Homeless people ( and that could easily be you or me or almost anyone we know) are being arrested for being on the streets of many cities and yet, they have no place to go, One of my sons watched a police car (from a nearby small town) pull into the city and immediately pull over to the curb. From the bar separated back seat, a thin man with his pitiful belongings contained in a (what was once) an olive green military rucksack was put out of the car. The policeman executed an illegal u-turn and returned in the direction of his community of origin. His former passenger stood for a moment on the city sidewalk and then finally picked up his rucksack and trudged off in the general direction of one of the local homeless shelters. If he was hungry, he dare not be caught asking for food..if so…he would be arrested for illegal vagrancy in that particular urban jurisdiction. If he had no verifiable address, he could not even ask for food stamps or even a survival welfare payment…what could he do? This old fellow with the rucksack was not as lucky as the elderly man who stopped me one day as I came out of Arby’s in the down town area (of the same city) and asked, oh so quietly, if I had enough money to get him something to eat. Luckily on that day, I had a twenty in my jeans pocket which I handed to my son with the request that whatever the elder man wanted, would be purchased. To my surprise, the elder asked for only a child’s meal. Quietly I told him that he would have anything he wanted that he did not have to take the cheapest meal on the menu. Very gently he replied that this was all he needed…that he really couldn’t eat any more. He got his food, my son and I went our way as the elder man went his way. I have never seen him since that day but I often find myself wondering about him and wondering if I could have done more. He could so easily have been a member of my family or anyone else’s family. He belonged to someone...somewhere.
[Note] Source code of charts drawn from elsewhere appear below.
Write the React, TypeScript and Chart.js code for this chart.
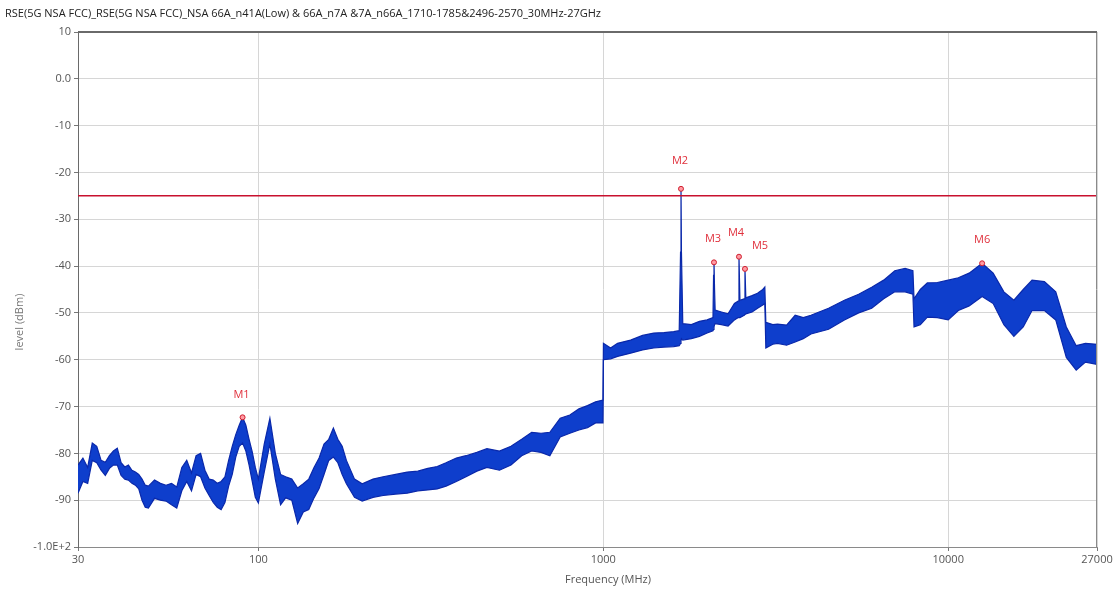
import React, { useEffect, useRef } from "react";
import { Chart, registerables } from "chart.js";

Chart.register(...registerables);

const TITLE =
  "RSE(5G NSA FCC)_RSE(5G NSA FCC)_NSA 66A_n41A(Low) & 66A_n7A &7A_n66A_1710-1785&2496-2570_30MHz-27GHz";

// Frequency points (MHz) of the trace envelope
const traceFreqs = [
  30, 31, 32, 33, 34, 35, 36, 37, 38, 39, 40, 41, 42, 43, 44, 45, 46, 47, 48, 50, 52, 54, 56, 58, 60, 62, 64, 66, 68, 70, 72, 74, 76, 78, 80, 82, 84, 86, 88, 90, 92, 94, 96, 98, 100,
  104, 108, 112, 116, 120, 125, 130, 135, 140, 145, 150, 155, 160, 165, 170, 175, 180, 190, 200, 215, 230, 250, 270, 290, 310, 330, 350, 375, 400,
  430, 460, 500, 540, 580, 620, 660, 700, 750, 800, 850, 900, 950, 998,
  1001, 1050, 1100, 1200, 1300, 1400, 1500, 1600, 1660, 1675, 1680, 1685, 1700, 1800, 1900, 2000, 2080, 2088, 2094, 2102, 2110, 2200, 2300, 2400, 2460, 2474, 2490, 2560, 2575, 2590, 2700, 2800, 2900, 2940, 2960, 3100,
  3200, 3400, 3600, 3800, 4000, 4500, 5000, 5500, 6000, 6500, 7000, 7500, 7900, 7960, 8300,
  8700, 9300, 10000, 10700, 11500, 12540, 13500, 14500, 15500, 16500, 17500, 19000, 20500, 22000, 23500, 25000, 27000,
];
// Upper edge of the noisy trace (dBm)
const traceUpper = [
  -82.5, -81, -83, -77.8, -78.5, -81.5, -81.9, -80.5, -79.5, -78.9, -82, -82.9, -82.5, -83.6, -84, -84.5, -85.5, -86.8, -87, -85.7, -86.4, -86.8, -86.4, -87.2, -83, -81.5, -84.2, -80.5, -80, -83.6, -85.5, -85.7, -86.4, -86, -85, -81.5, -78.5, -76, -74, -72.3, -74, -77, -79.7, -83, -85.5,
  -78, -72.5, -80, -84.5, -85, -85.5, -87.4, -86.5, -85.5, -83, -81, -78, -77, -74.6, -77, -78.5, -81.5, -85.5, -86.5, -85.5, -85, -84.5, -84, -83.8, -83.2, -82.8, -82, -81, -80.5,
  -79.8, -79, -79.5, -78.5, -77, -75.5, -75.7, -75.5, -72.5, -71.8, -70.5, -69.8, -69, -68.6,
  -56.5, -57.5, -56.5, -55.8, -54.8, -54.3, -54.2, -54, -53.8, -37, -23.5, -37, -52.3, -52.5, -51.8, -51.5, -51, -42, -39.2, -45, -49.4, -49.8, -50.2, -48, -47.5, -38, -47.3, -47, -40.6, -46.8, -46.3, -45.8, -45, -44.5, -52, -52.5,
  -52.4, -52.6, -50.5, -51, -50.5, -49, -47.3, -46, -44.5, -43, -41, -40.5, -41, -47, -45,
  -43.6, -43.5, -43, -42.5, -41.5, -39.4, -41.5, -45.5, -47.3, -45, -43, -43.3, -45.5, -53, -57, -56.5, -56.7,
];
// Lower edge of the noisy trace (dBm)
const traceLower = [
  -88.5, -86, -86.4, -81.5, -82, -83.6, -84.7, -83.2, -82.5, -82.5, -84.7, -85.5, -85.7, -86.4, -86.8, -87.6, -90, -91.5, -91.7, -89.6, -90, -90.2, -91, -91.7, -88, -86, -88, -84.5, -85, -87.4, -89, -90.5, -91.5, -92, -90.5, -87, -84.5, -80.8, -78.5, -77.8, -79.5, -82.5, -86, -89.4, -90.6,
  -84, -78, -85.5, -91, -89.5, -90, -95, -92.5, -92, -89.5, -87.5, -84.5, -81.5, -80.8, -82, -84.5, -86.5, -89.4, -90.2, -89.4, -89, -88.7, -88.5, -88, -87.8, -87.6, -87, -86, -85,
  -83.8, -83, -83.6, -82.5, -80.5, -79.5, -79.8, -80.5, -76.5, -75.7, -75, -74.5, -73.5, -73.5,
  -60, -59.8, -59.3, -58.6, -57.9, -57.5, -57.3, -57.2, -57, -56.5, -56, -55.5, -55.8, -55.5, -55, -54.3, -53.8, -53.5, -53, -52.5, -52.3, -52.5, -52.8, -51.5, -51, -51, -51, -50.5, -50.5, -50.2, -49.8, -49, -48.3, -48, -57.5, -56.7,
  -56.5, -56.9, -56.2, -55.5, -54.5, -53.5, -51.5, -50, -49, -47, -45.5, -45.5, -46, -53, -52.5,
  -50.9, -51, -51.5, -49.5, -48.5, -46.5, -48, -52.5, -55, -53, -49.5, -49.5, -51.5, -59.5, -62.2, -60.5, -61,
];

const markerNames = ["M1", "M2", "M3", "M4", "M5", "M6"];
const markerFreqs = [90, 1680, 2094, 2474, 2575, 12540];
const markerLevels = [-72.3, -23.5, -39.2, -38.0, -40.6, -39.4];

const limitLevel = -25;

const xTickValues = [30, 100, 1000, 10000, 27000];
const yMin = -100;
const yMax = 10;

const markerLabelOffsets: [number, number][] = [
  [-1, -22],
  [-1, -28],
  [-1, -23],
  [-3, -24],
  [15, -23],
  [0, -23],
];

export default function App() {
  const ref = useRef<HTMLCanvasElement | null>(null);

  useEffect(() => {
    if (!ref.current) return;
    const lowerPts = traceFreqs.map((f, i) => ({ x: f, y: traceLower[i] }));
    const upperPts = traceFreqs.map((f, i) => ({ x: f, y: traceUpper[i] }));
    const markerPts = markerFreqs.map((f, i) => ({ x: f, y: markerLevels[i] }));
    const limitPts = [
      { x: 30, y: limitLevel },
      { x: 27000, y: limitLevel },
    ];
    const blue = "rgb(14,62,204)";
    const edge = "rgb(10,40,170)";

    const decor = {
      id: "decor",
      beforeDraw(chart: any) {
        const { ctx } = chart;
        ctx.save();
        ctx.fillStyle = "#ffffff";
        ctx.fillRect(0, 0, chart.width, chart.height);
        ctx.restore();
      },
      afterDatasetsDraw(chart: any) {
        const { ctx, chartArea, scales } = chart;
        ctx.save();
        ctx.strokeStyle = "#8a8a8a";
        ctx.lineWidth = 1;
        ctx.beginPath();
        ctx.moveTo(chartArea.right - 0.5, chartArea.top);
        ctx.lineTo(chartArea.right - 0.5, chartArea.bottom);
        ctx.stroke();
        ctx.strokeStyle = "#6a6a6a";
        ctx.lineWidth = 2;
        ctx.beginPath();
        ctx.moveTo(chartArea.left, chartArea.top);
        ctx.lineTo(chartArea.right, chartArea.top);
        ctx.stroke();
        ctx.font = '11px "Open Sans", "DejaVu Sans", sans-serif';
        ctx.fillStyle = "#e0303c";
        ctx.textAlign = "center";
        ctx.textBaseline = "middle";
        markerNames.forEach((n, i) => {
          const px = scales.x.getPixelForValue(markerFreqs[i]);
          const py = scales.y.getPixelForValue(markerLevels[i]);
          const [dx, dy] = markerLabelOffsets[i];
          ctx.fillText(n, px + dx, py + dy);
        });
        ctx.fillStyle = "#222";
        ctx.textAlign = "left";
        ctx.font = '11px "Open Sans", "DejaVu Sans", sans-serif';
        ctx.fillText(TITLE, 5, 14);
        ctx.fillStyle = "#555";
        ctx.textAlign = "center";
        ctx.font = '11px "Open Sans", sans-serif';
        ctx.fillText("Frequency (MHz)", 608, 580);
        ctx.translate(20, 322);
        ctx.rotate(-Math.PI / 2);
        ctx.fillStyle = "#777";
        ctx.fillText("level (dBm)", 0, 0);
        ctx.restore();
      },
    };

    const chart = new Chart(ref.current, {
      type: "line",
      data: {
        datasets: [
          {
            data: lowerPts,
            borderColor: edge,
            backgroundColor: blue,
            borderWidth: 1.2,
            pointRadius: 0,
            fill: false,
            order: 3,
          },
          {
            data: upperPts,
            borderColor: edge,
            backgroundColor: blue,
            borderWidth: 1.2,
            pointRadius: 0,
            fill: "-1",
            order: 3,
          },
          {
            data: limitPts,
            borderColor: "#c8102e",
            borderWidth: 1.5,
            pointRadius: 0,
            fill: false,
            order: 2,
          },
          {
            data: markerPts,
            showLine: false,
            pointRadius: 2.5,
            pointBorderWidth: 1,
            pointBorderColor: "#d02030",
            pointBackgroundColor: "#ff9aa2",
            order: 1,
          },
        ],
      },
      options: {
        responsive: false,
        animation: false,
        parsing: false,
        normalized: true,
        layout: { padding: { top: 32, right: 20, left: 0, bottom: 0 } },
        plugins: {
          legend: { display: false },
          title: { display: false },
          tooltip: { enabled: false },
        },
        elements: { line: { tension: 0 } },
        scales: {
          x: {
            type: "logarithmic",
            min: 30,
            max: 27000,
            afterBuildTicks(axis: any) {
              axis.ticks = xTickValues.map((v) => ({ value: v }));
            },
            afterFit(axis: any) {
              axis.height = 46;
            },
            ticks: {
              autoSkip: false,
              maxRotation: 0,
              color: "#555",
              font: { family: '"Open Sans", sans-serif', size: 11 },
              callback: (v: any) => String(v),
              padding: 2,
            },
            grid: { color: "#d6d6d6", tickColor: "#777", tickLength: 4 },
            border: { display: true, color: "#8a8a8a" },
          },
          y: {
            type: "linear",
            min: yMin,
            max: yMax,
            afterBuildTicks(axis: any) {
              const t = [];
              for (let v = yMin; v <= yMax; v += 10) t.push({ value: v });
              axis.ticks = t;
            },
            afterFit(axis: any) {
              axis.width = 78;
            },
            ticks: {
              color: "#555",
              font: { family: '"Open Sans", sans-serif', size: 11 },
              padding: 3,
              callback: (v: any) => (v === 0 ? "0.0" : v === -100 ? "-1.0E+2" : String(v)),
            },
            grid: { color: "#d6d6d6", tickColor: "#777", tickLength: 4 },
            border: { display: true, color: "#6a6a6a" },
          },
        },
      } as any,
      plugins: [decor],
    });
    return () => chart.destroy();
  }, []);

  return (
    <div style={{ position: "fixed", left: 0, top: 0, width: 1117, height: 593, background: "#fff" }}>
      <canvas ref={ref} width={1117} height={593} />
    </div>
  );
}
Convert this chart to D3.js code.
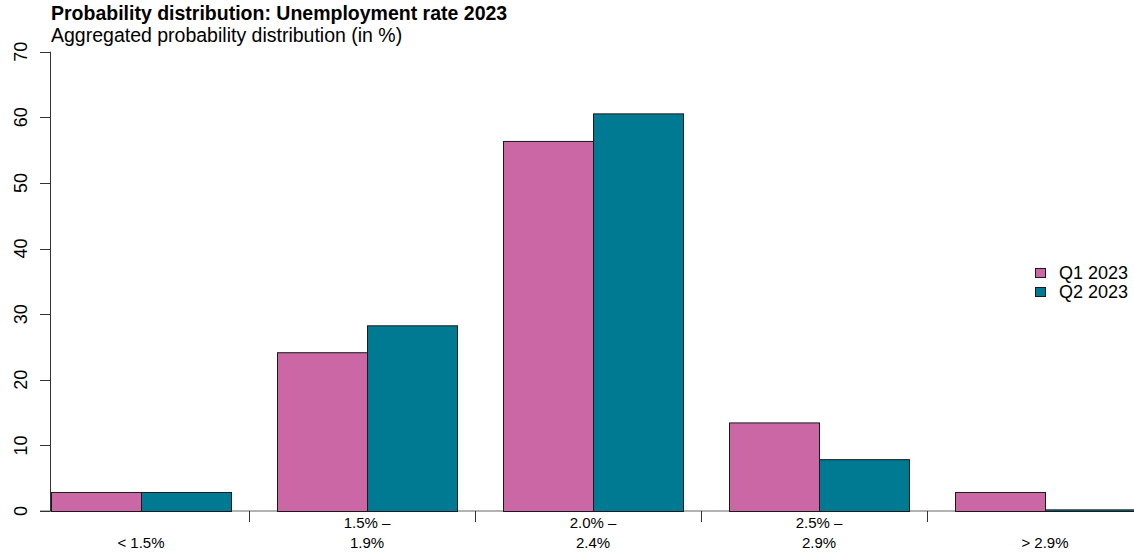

During the Great Depression ... a lone man came down the holler (hollow to you non Appalachians) to my grandparents house. He walked along the creek through the pasture and crossed the bridge between the hen house and the smoke house , then knocked on the kitchen door. My grandparents opened the door, invited him in and asked if he was hungry. They fed him from the family’s food that day and seated him at the kitchen table. He had only one other request. He’d noticed that the family had a barn and a hayloft. He had been sick for several days as he rode the freight train and he was tired. Could he sleep in the hay loft that night? It would be warm and safe and spring nights in the mountains can be cold. The grandparents agreed that this would be no problem and did he need a blanket or two. He stayed several days and nights but ... just never seemed to get any better. Finally, one fateful morning when Grampa went to carry him food, he found that the stranger had died during the night. The family elders gathered together and decided that they would treat him as a member of the family and if this being so…if ever a family member was lost and broke and far from home…maybe someone else would take them in. The old ones went to the top of the mountain to the family cemetery and dug his grave. They gathered everyone together to speak Words over the stranger and laid him in the ground near the great-grandparents. As a child, I often asked Granny who this stranger was. Her only reply was that they had never asked his name…they only knew that he needed help and they were willing to help. Every Decoration Day of my childhood Granny made sure that flowers were put on the stranger’s grave just like on the graves of the rest of the family.

The wealth of our family has always been in one another…not in dollars and coins. Granny was a giant at 4 feet 11 inches and her teachings have come down through the generations. Probably the most important lesson she taught us was to be civil with one another, to never deliberately try to inflict hurt (physical or emotional) on each other or on any other human being. That lady had no tolerance for bigotry (and she had very good reasons) or for intolerance. We didn’t have to agree with one another but we did have to think, to reason, to be civil with one another because after all, “God Doesn’t like UGLY!”

Arguments are not won by distorting the truth or by lying. You don’t spread rumor or innuendo and you don’t threaten bodily harm on one another. Another statement Granny used to say was “You are your brother’s keeper!” I never realized how unique her perceptions were and as a child I probably never valued her teachings as much as I do now. I am tired of these people who will not reach out a hand to help others, who think they are too good to help the homeless, or people without health insurance, or the poverty stricken mother with small children, or even the immigrant family who came to this country seeking a better life. Seems like I want to remind these folk that unless you are a person descended from the Native American standing on the shore watching the ships arrive…we are all immigrants illegal or legal! Did anyone’s ancestors ask the Native American for permission to settle here? I thought not!